Sidney's sonnet-sequence is his innovation in English poetry, although Petrarch is found to be his model. Petrarch's poetic worship of his ladylove Laura in the first series of his sonnets, addressed to her, is the actual source of inspiration for Sidney. In fact, the relation between Astrophel and Stella closely resembles that between Petrarch and his mistress Laura.

The sonnet-series Astrophel and Stella gives a more or less connected theme of Sidney's courtship with Penelope. The earlier sonnets describe the growth of his passion for her, his inner conflict between will and wit, passion and reason, and his firm conviction of his profound love for her "Yet true that I must Stella love". 

There is the further development of the sequence and the lover is assured of the love of Stella who gives him 'the monarchy of her heart'. The climax of the love-sonnets comes, with Stella, already married, after admitting her love for him, announces that they must part. Astrophel, too, despite his deep agony, agrees to part from her, though he cannot cease to love her.

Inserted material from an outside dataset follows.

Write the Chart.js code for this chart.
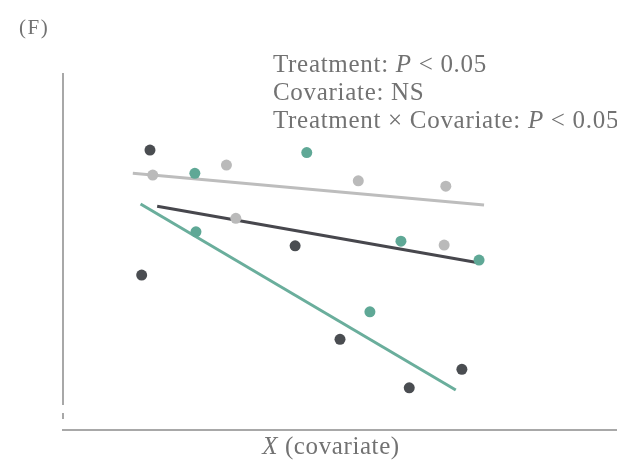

Astrophel and Stella stands out as a literary triumph of the Elizabethan age. The work is well characterised by a blend of wit and sensibility, of intellectual brilliance and temperamental ardour. But this is found more appealing, fascinating in the spontaneous expression of Sidney's charming personality. The sonnets, in their directness and spontaneity, remain an intimate record of the mind of a personal genuine lover and wit.      

Indeed, Astrophel and Stella may not have the variety of the Shakespearean sonnet-series, but in the tone of sincerity and in the range of subjectivity, Sidney, as a sonneteer, is inferior to none, including Shakespeare. Astrophel and Stella remains a poetic work of sustaining loveliness and self-expression.